Applications like Apache (with mod_ssl) and OpenSSL use /dev/urandom so aren’t impacted by shortages of entropy, but some signing processes, such as GPG require /dev/random and can be impacted if the source of entropy is exhausted – which is exactly what happened to my kernel signing process.
It’s pretty easy to use to test and see how quickly a Linux system re-fills the entropy pool by running a test to read data from /dev/random, forcing the pool to empty and be repopulated.
# dd if=/dev/random of=/dev/null count=1000 0+1000 records in 16+1 records out 8496 bytes (8.5 kB) copied, 149.849 s, 0.1 kB/s
The host doing this test has around 12 physical hard disks, 10 active KVM virtual machines spewing out packets, an unfiltered WAN link feeding random junk – all which is good for generating a decent amount of entropy. The numbers may look pretty bad, but when compared with the amount of entropy generated by my laptop…
# dd if=/dev/random of=/dev/null count=1000 0+1000 records in 16+1 records out 8409 bytes (8.4 kB) copied, 1389.95 s, 0.0 kB/s
The rate of entropy generation on my laptop is quite depressing – but at least my laptop has a keyboard, mouse and hardware environmental values to help add sometime to the entropy sources.

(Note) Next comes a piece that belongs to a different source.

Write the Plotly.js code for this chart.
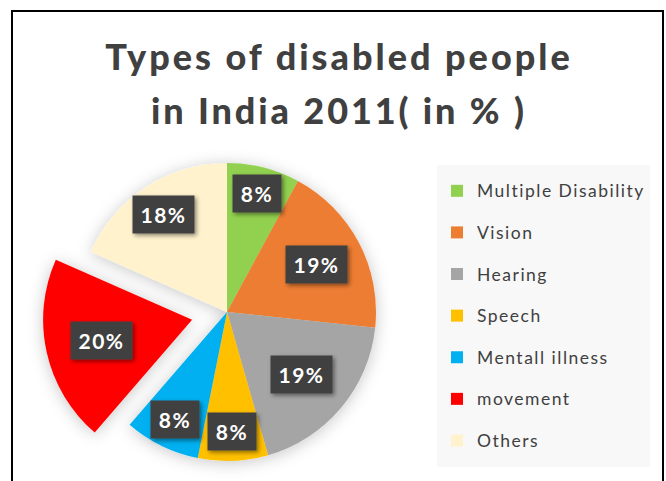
<!DOCTYPE html>
<html>
<head>
<meta charset="utf-8">
<script src="https://cdn.plot.ly/plotly-3.0.1.min.js"></script>
<style>
  html, body { margin: 0; padding: 0; overflow: hidden; background: #fff; }
  #chart { width: 666px; height: 520px; }
  .pielayer .trace { filter: url(#pieShadow); }
  .annotation rect.bg { filter: url(#boxShadow); }
</style>
</head>
<body>
<svg width="0" height="0" style="position:absolute">
  <defs>
    <filter id="pieShadow" x="-25%" y="-25%" width="150%" height="150%">
      <feGaussianBlur in="SourceAlpha" stdDeviation="8"/>
      <feOffset dx="0" dy="2" result="blur"/>
      <feFlood flood-color="#000" flood-opacity="0.22"/>
      <feComposite in2="blur" operator="in"/>
      <feMerge><feMergeNode/><feMergeNode in="SourceGraphic"/></feMerge>
    </filter>
    <filter id="boxShadow" x="-30%" y="-30%" width="160%" height="160%">
      <feDropShadow dx="2" dy="2" stdDeviation="2" flood-color="#000" flood-opacity="0.45"/>
    </filter>
  </defs>
</svg>
<div id="chart"></div>
<script>
// ---- data ----
const titleLine1 = 'Types of disabled people';
const titleLine2 = 'in India 2011( in % )';
const labels = ['Multiple Disability', 'Vision', 'Hearing', 'Speech', 'Mentall illness', 'movement', 'Others'];
const values = [7.9, 18.8, 18.9, 7.6, 8.2, 20.3, 18.4];
const pulledSlice = 'movement';

// ---- style ----
const colors = ['#92D050', '#ED7D31', '#A5A5A5', '#FFC000', '#00B0F0', '#FF0000', '#FFF2CC'];
const labelRadius = [0.82, 0.68, 0.65, 0.80, 0.80, 0.62, 0.78];
const W = 666, H = 520;
const CX = 227, CY = 312, R = 149, PULL = 0.24;
const half = R * (1 + PULL);
const textColor = '#404040';
const FONT = 'Lato, "Open Sans", sans-serif';

const pulls = labels.map(l => l === pulledSlice ? PULL : 0);
const total = values.reduce((a, b) => a + b, 0);

// label boxes placed from the data (slice mid-angles)
const annotations = [];
let cum = 0;
values.forEach((v, i) => {
  const a0 = cum / total * 2 * Math.PI;
  cum += v;
  const a1 = cum / total * 2 * Math.PI;
  const mid = (a0 + a1) / 2;
  const d = labelRadius[i] * R + pulls[i] * R;
  const px = CX + d * Math.sin(mid);
  const py = CY - d * Math.cos(mid);
  const txt = Math.round(v / total * 100) + '%';
  annotations.push({
    xref: 'paper', yref: 'paper', x: px / W, y: 1 - py / H,
    xanchor: 'center', yanchor: 'middle', showarrow: false,
    text: '<span style="letter-spacing:1.5px">' + txt + '</span>',
    width: 13 * txt.length + 10, height: 25,
    bgcolor: '#404040', borderpad: 6,
    font: { family: FONT, size: 21, color: '#ffffff', weight: 'bold' }
  });
});
annotations.push({
  xref: 'paper', yref: 'paper', x: 339 / W, y: 1 - 109.5 / H,
  xanchor: 'center', yanchor: 'middle', showarrow: false,
  text: '<span style="letter-spacing:2.9px">' + titleLine2 + '</span>',
  font: { family: FONT, size: 36, color: textColor, weight: 900 }
});

const legendFont = 29.7; // sets the entry spacing; visible size set in span
const trace = {
  type: 'pie',
  labels: labels.map(l => '<span style="font-size:17.5px;baseline-shift:5px;letter-spacing:1.5px">' + l + '</span>'),
  values: values,
  sort: false,
  direction: 'clockwise',
  rotation: 0,
  pull: pulls,
  marker: { colors: colors, line: { width: 0 } },
  textinfo: 'none',
  hoverinfo: 'label+percent',
  domain: {
    x: [(CX - half) / W, (CX + half) / W],
    y: [1 - (CY + half) / H, 1 - (CY - half) / H]
  }
};

const layout = {
  width: W, height: H,
  margin: { l: 0, r: 0, t: 0, b: 0, pad: 0 },
  paper_bgcolor: '#ffffff',
  title: {
    text: '<span style="letter-spacing:3px">' + titleLine1 + '</span>',
    x: 339 / W, xanchor: 'center',
    y: 1 - 57 / H, yanchor: 'middle', yref: 'container',
    font: { family: FONT, size: 36, color: textColor, weight: 900 }
  },
  showlegend: true,
  legend: {
    x: 437 / W, xanchor: 'left',
    y: 1 - 165 / H, yanchor: 'top',
    bgcolor: '#f8f8f8', borderwidth: 0,
    font: { family: FONT, size: legendFont, color: textColor },
    traceorder: 'normal'
  },
  annotations: annotations,
  shapes: [{
    type: 'rect', xref: 'paper', yref: 'paper',
    x0: 12 / W, x1: 663 / W, y0: -0.05, y1: 1 - 11 / H,
    line: { color: '#000000', width: 2 }, fillcolor: 'rgba(0,0,0,0)', layer: 'above'
  }]
};

Plotly.newPlot('chart', [trace], layout, { staticPlot: true });
</script>
</body>
</html>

When I run the same test on a virtual machine guest, which lacks all these physical sources, it comes to a grinding halt:
# dd if=/dev/random of=/dev/null count=10000 0+24 records in 0+0 records out 0 bytes (0 B) copied, 1865.68 s, 0.0 kB/s
I was forced to kill the above test due to it timing out indefinitely thanks to the host running out of any available entropy and being unable to generate any more to complete the test. :-(
Even when performing an intensive activity such as compiling a large software library, it still takes considerable time to complete this test on a VM:
# dd if=/dev/random of=/dev/null count=1000 0+1000 records in 15+1 records out 8018 bytes (8.0 kB) copied, 2560.36 s, 0.0 kB/s
It seems that the lack of the random data generated by active physical hardware is too much for the VM guest to be able to complete the test. And whilst some applications like an HTTPS website would continue to operate fine, others like a build host GPG-signing packages may fail and hang indefinitely, unable to obtain the required volume of random data to complete it’s key generation process.
For times when this lack of entropy becomes an issue for your applications, it is possible to obtain additional entropy from a hardware random number generator – this can be as simple as using a feed such as analog noise from the sound card or as sophisticated as a hardware random number generator or functionality built into certain CPUs which is designed to be extremely random and unpredictable.
A while ago I picked up a pair of Simtec Electronic’s Entropy Keys, a small USB device which generates truly random sources of data by a clever method of abusing semiconductors and connected one to my primary KVM servers.
The device ships with an open source daemon that takes random data from the key and injects it into the Linux entropy pool for use by all /dev/random using applications. It instantly makes a huge difference to the available volume by generating almost 3.9KB/s of random data.
Gain entropy with just 1 easy repayment! Call now!
After starting the daemon and re-running the test, the performance looks much better:
# dd if=/dev/random of=/dev/null count=1000 0+1000 records in 145+1 records out 74504 bytes (75 kB) copied, 21.8926 s, 3.4 kB/s
The numbers are still low, but the reality is you generally you only need a few bytes at a time, rather than massive volumes like this test demands – for general signing usage, 3.4kB/s is a huge volume to have.
So whilst this test doesn’t reflect the real way /dev/random is used, it does illustrates the difference in data volume a proper random number generator can make. And whilst this might not be a common problem thanks to the low volume of random data required for most applications to function, the increasing use of virtualisation makes this issue possibly one that people may bump into more in future.
Now that I have my host server getting a reliable and steady flow of random data, my next step is to share that data to the virtual machines running on the host – as I’m doing all my signing in guests, it’s vital that I get that random data through to them,
I’m in the process of investigating a few different options and will cover these in a follow up blog post, as it’s a somewhat sizeable topic in it’s own right.